Problem to work on:
Output every line of the material exactly, omitting images.
— Start Provided material —
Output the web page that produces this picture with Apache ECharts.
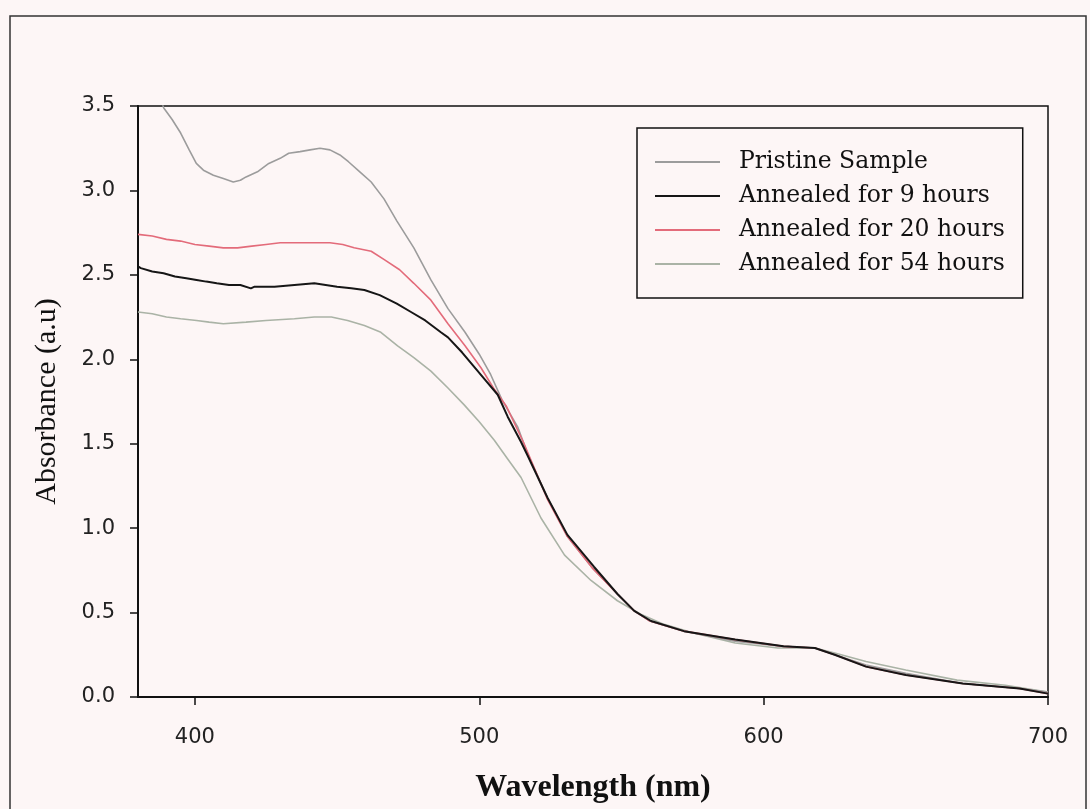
<!DOCTYPE html>
<html><head><meta charset="utf-8">
<script src="https://cdn.jsdelivr.net/npm/echarts@6/dist/echarts.min.js"></script>
<style>html,body{margin:0;padding:0;background:#fdf6f6;}#c{width:1090px;height:809px;}</style>
</head><body><div id="c"></div>
<script>
const seriesNames = ['Pristine Sample','Annealed for 9 hours','Annealed for 20 hours','Annealed for 54 hours'];
const xTicks = [400,500,600,700];
const xTickGrid = [380,400,420,440,460,480,500,520,540,560,580,600,620,640,660,680,700];
const yTicks = [0,0.5,1,1.5,2,2.5,3,3.5];

const wlPristine = [380,385,389,392,395,398,400.5,403,406.5,410,413.5,416,418,422,426,430,433,437,440.5,444,447.5,451,454,458,462,466.5,471,477,483,489,495,500,504,508,513.5,517,524,531,540,548.6,554.5,560,572,590,607,618,625,636,650,670,690,700];
const absPristine = [3.95,3.7,3.49,3.42,3.34,3.24,3.16,3.12,3.09,3.07,3.05,3.06,3.08,3.11,3.16,3.19,3.22,3.23,3.24,3.25,3.24,3.21,3.17,3.11,3.05,2.95,2.82,2.66,2.47,2.3,2.16,2.03,1.91,1.76,1.6,1.44,1.18,0.95,0.76,0.61,0.51,0.45,0.39,0.33,0.30,0.29,0.25,0.19,0.14,0.08,0.05,0.03];

const wl9h = [380,381,385,389,393,397,400.6,404,407.7,412,416,419.7,421,428,435,442,446,450,455,459.6,465,471,476,481,486.5,489,494,498,502,506.5,510,514.7,517,524,531,540.4,548.6,554.5,560.4,572,590,607,618,625,636,650,670,690,700];
const abs9h = [2.55,2.54,2.52,2.51,2.49,2.48,2.47,2.46,2.45,2.44,2.44,2.42,2.43,2.43,2.44,2.45,2.44,2.43,2.42,2.41,2.38,2.33,2.28,2.23,2.16,2.13,2.04,1.96,1.88,1.79,1.66,1.51,1.43,1.18,0.96,0.77,0.61,0.51,0.45,0.39,0.34,0.30,0.29,0.25,0.18,0.13,0.08,0.05,0.02];

const wl20h = [380,385,390,395,400,405,410,415,420,425,430,435,440,447.5,452,456,462,466.6,472,477,483,489,495,500.6,505,509.6,515.5,520,524,531,540,548.6,554.5,560,572,590,607,618,625,636,650,670,690,700];
const abs20h = [2.74,2.73,2.71,2.70,2.68,2.67,2.66,2.66,2.67,2.68,2.69,2.69,2.69,2.69,2.68,2.66,2.64,2.59,2.53,2.45,2.35,2.21,2.08,1.95,1.83,1.72,1.51,1.33,1.17,0.95,0.76,0.61,0.51,0.45,0.39,0.34,0.30,0.29,0.25,0.18,0.13,0.08,0.05,0.02];

const wl54h = [380,385,390,395,400.6,405,410,418,425,435,442,448,453.7,459.6,465.4,471.3,477,483,489,494.7,500,505.3,510,514.7,521.7,530,539.3,548.6,556.8,565,575,590,605,618,625,636,650,668,685,700];
const abs54h = [2.28,2.27,2.25,2.24,2.23,2.22,2.21,2.22,2.23,2.24,2.25,2.25,2.23,2.20,2.16,2.08,2.01,1.93,1.83,1.73,1.63,1.52,1.41,1.30,1.06,0.84,0.69,0.57,0.49,0.43,0.38,0.32,0.29,0.29,0.26,0.21,0.16,0.10,0.07,0.03];

const colors = ['#9c9c9c','#161616','#e36b7a','#aab3a6'];
const widths = [1.6,2,1.6,1.6];
const wls = [wlPristine, wl9h, wl20h, wl54h];
const abss = [absPristine, abs9h, abs20h, abs54h];

const chart = echarts.init(document.getElementById('c'));
const series = seriesNames.map((n,i)=>({
  name:n, type:'line', showSymbol:false, symbol:'none', clip:true, xAxisIndex:0,
  data: wls[i].map((x,j)=>[x, abss[i][j]]),
  lineStyle:{color:colors[i], width:widths[i]},
  itemStyle:{color:colors[i]}, z: [2,4,3,1][i]
}));
chart.setOption({
  backgroundColor:'#fdf6f6',
  animation:false,
  graphic:[{type:'rect', shape:{x:10,y:16,width:1076,height:820}, style:{fill:'none', stroke:'#333', lineWidth:1.5}}],
  grid:{left:138, right:42, top:106, bottom:109, show:true, borderColor:'#111', borderWidth:1.5, backgroundColor:'transparent'},
  xAxis:[{type:'value', position:'bottom', min:380, max:700, interval:20,
    axisLine:{lineStyle:{color:'#111', width:2}},
    axisTick:{show:false},
    splitLine:{show:false},
    axisLabel:{margin:30, customValues:xTicks, fontFamily:'DejaVu Sans', fontSize:21, color:'#222',
      formatter:v=> String(v)},
    name:'Wavelength (nm)', nameLocation:'middle', nameGap:75,
    nameTextStyle:{fontFamily:'Liberation Serif', fontWeight:'bold', fontSize:32, color:'#111'}
  },{type:'category', position:'bottom', boundaryGap:false, data:xTickGrid.map(String),
    axisLine:{show:false}, splitLine:{show:false}, axisLabel:{show:false},
    axisTick:{show:true, length:8, interval:(i,v)=> xTicks.includes(Number(v)), lineStyle:{color:'#111', width:1.5}}
  }],
  yAxis:{type:'value', min:0, max:3.5, interval:0.5,
    axisLine:{lineStyle:{color:'#111', width:2}},
    axisTick:{length:8, lineStyle:{color:'#111', width:1.5}},
    splitLine:{show:false},
    axisLabel:{margin:23, fontFamily:'DejaVu Sans', fontSize:21, color:'#222',
      formatter:v=> yTicks.includes(v)? v.toFixed(1):''},
    name:'Absorbance (a.u)', nameLocation:'middle', nameGap:76,
    nameTextStyle:{fontFamily:'Liberation Serif', fontSize:30, color:'#111'}
  },
  legend:{orient:'vertical', left:637, top:128, icon:'rect', itemWidth:65, itemHeight:2, itemGap:10,
    padding:[22,18,22,18], borderColor:'#111', borderWidth:1.5, backgroundColor:'#fdf6f6',
    textStyle:{fontFamily:'DejaVu Serif', fontSize:23.5, color:'#111', lineHeight:24, padding:[0,0,0,14]},
    data:seriesNames},
  series
});
</script></body></html>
— End Provided material —
Answer to the task:
Output the web page that produces this picture with Apache ECharts.
<!DOCTYPE html>
<html><head><meta charset="utf-8">
<script src="https://cdn.jsdelivr.net/npm/echarts@6/dist/echarts.min.js"></script>
<style>html,body{margin:0;padding:0;background:#fdf6f6;}#c{width:1090px;height:809px;}</style>
</head><body><div id="c"></div>
<script>
const seriesNames = ['Pristine Sample','Annealed for 9 hours','Annealed for 20 hours','Annealed for 54 hours'];
const xTicks = [400,500,600,700];
const xTickGrid = [380,400,420,440,460,480,500,520,540,560,580,600,620,640,660,680,700];
const yTicks = [0,0.5,1,1.5,2,2.5,3,3.5];

const wlPristine = [380,385,389,392,395,398,400.5,403,406.5,410,413.5,416,418,422,426,430,433,437,440.5,444,447.5,451,454,458,462,466.5,471,477,483,489,495,500,504,508,513.5,517,524,531,540,548.6,554.5,560,572,590,607,618,625,636,650,670,690,700];
const absPristine = [3.95,3.7,3.49,3.42,3.34,3.24,3.16,3.12,3.09,3.07,3.05,3.06,3.08,3.11,3.16,3.19,3.22,3.23,3.24,3.25,3.24,3.21,3.17,3.11,3.05,2.95,2.82,2.66,2.47,2.3,2.16,2.03,1.91,1.76,1.6,1.44,1.18,0.95,0.76,0.61,0.51,0.45,0.39,0.33,0.30,0.29,0.25,0.19,0.14,0.08,0.05,0.03];

const wl9h = [380,381,385,389,393,397,400.6,404,407.7,412,416,419.7,421,428,435,442,446,450,455,459.6,465,471,476,481,486.5,489,494,498,502,506.5,510,514.7,517,524,531,540.4,548.6,554.5,560.4,572,590,607,618,625,636,650,670,690,700];
const abs9h = [2.55,2.54,2.52,2.51,2.49,2.48,2.47,2.46,2.45,2.44,2.44,2.42,2.43,2.43,2.44,2.45,2.44,2.43,2.42,2.41,2.38,2.33,2.28,2.23,2.16,2.13,2.04,1.96,1.88,1.79,1.66,1.51,1.43,1.18,0.96,0.77,0.61,0.51,0.45,0.39,0.34,0.30,0.29,0.25,0.18,0.13,0.08,0.05,0.02];

const wl20h = [380,385,390,395,400,405,410,415,420,425,430,435,440,447.5,452,456,462,466.6,472,477,483,489,495,500.6,505,509.6,515.5,520,524,531,540,548.6,554.5,560,572,590,607,618,625,636,650,670,690,700];
const abs20h = [2.74,2.73,2.71,2.70,2.68,2.67,2.66,2.66,2.67,2.68,2.69,2.69,2.69,2.69,2.68,2.66,2.64,2.59,2.53,2.45,2.35,2.21,2.08,1.95,1.83,1.72,1.51,1.33,1.17,0.95,0.76,0.61,0.51,0.45,0.39,0.34,0.30,0.29,0.25,0.18,0.13,0.08,0.05,0.02];

const wl54h = [380,385,390,395,400.6,405,410,418,425,435,442,448,453.7,459.6,465.4,471.3,477,483,489,494.7,500,505.3,510,514.7,521.7,530,539.3,548.6,556.8,565,575,590,605,618,625,636,650,668,685,700];
const abs54h = [2.28,2.27,2.25,2.24,2.23,2.22,2.21,2.22,2.23,2.24,2.25,2.25,2.23,2.20,2.16,2.08,2.01,1.93,1.83,1.73,1.63,1.52,1.41,1.30,1.06,0.84,0.69,0.57,0.49,0.43,0.38,0.32,0.29,0.29,0.26,0.21,0.16,0.10,0.07,0.03];

const colors = ['#9c9c9c','#161616','#e36b7a','#aab3a6'];
const widths = [1.6,2,1.6,1.6];
const wls = [wlPristine, wl9h, wl20h, wl54h];
const abss = [absPristine, abs9h, abs20h, abs54h];

const chart = echarts.init(document.getElementById('c'));
const series = seriesNames.map((n,i)=>({
  name:n, type:'line', showSymbol:false, symbol:'none', clip:true, xAxisIndex:0,
  data: wls[i].map((x,j)=>[x, abss[i][j]]),
  lineStyle:{color:colors[i], width:widths[i]},
  itemStyle:{color:colors[i]}, z: [2,4,3,1][i]
}));
chart.setOption({
  backgroundColor:'#fdf6f6',
  animation:false,
  graphic:[{type:'rect', shape:{x:10,y:16,width:1076,height:820}, style:{fill:'none', stroke:'#333', lineWidth:1.5}}],
  grid:{left:138, right:42, top:106, bottom:109, show:true, borderColor:'#111', borderWidth:1.5, backgroundColor:'transparent'},
  xAxis:[{type:'value', position:'bottom', min:380, max:700, interval:20,
    axisLine:{lineStyle:{color:'#111', width:2}},
    axisTick:{show:false},
    splitLine:{show:false},
    axisLabel:{margin:30, customValues:xTicks, fontFamily:'DejaVu Sans', fontSize:21, color:'#222',
      formatter:v=> String(v)},
    name:'Wavelength (nm)', nameLocation:'middle', nameGap:75,
    nameTextStyle:{fontFamily:'Liberation Serif', fontWeight:'bold', fontSize:32, color:'#111'}
  },{type:'category', position:'bottom', boundaryGap:false, data:xTickGrid.map(String),
    axisLine:{show:false}, splitLine:{show:false}, axisLabel:{show:false},
    axisTick:{show:true, length:8, interval:(i,v)=> xTicks.includes(Number(v)), lineStyle:{color:'#111', width:1.5}}
  }],
  yAxis:{type:'value', min:0, max:3.5, interval:0.5,
    axisLine:{lineStyle:{color:'#111', width:2}},
    axisTick:{length:8, lineStyle:{color:'#111', width:1.5}},
    splitLine:{show:false},
    axisLabel:{margin:23, fontFamily:'DejaVu Sans', fontSize:21, color:'#222',
      formatter:v=> yTicks.includes(v)? v.toFixed(1):''},
    name:'Absorbance (a.u)', nameLocation:'middle', nameGap:76,
    nameTextStyle:{fontFamily:'Liberation Serif', fontSize:30, color:'#111'}
  },
  legend:{orient:'vertical', left:637, top:128, icon:'rect', itemWidth:65, itemHeight:2, itemGap:10,
    padding:[22,18,22,18], borderColor:'#111', borderWidth:1.5, backgroundColor:'#fdf6f6',
    textStyle:{fontFamily:'DejaVu Serif', fontSize:23.5, color:'#111', lineHeight:24, padding:[0,0,0,14]},
    data:seriesNames},
  series
});
</script></body></html>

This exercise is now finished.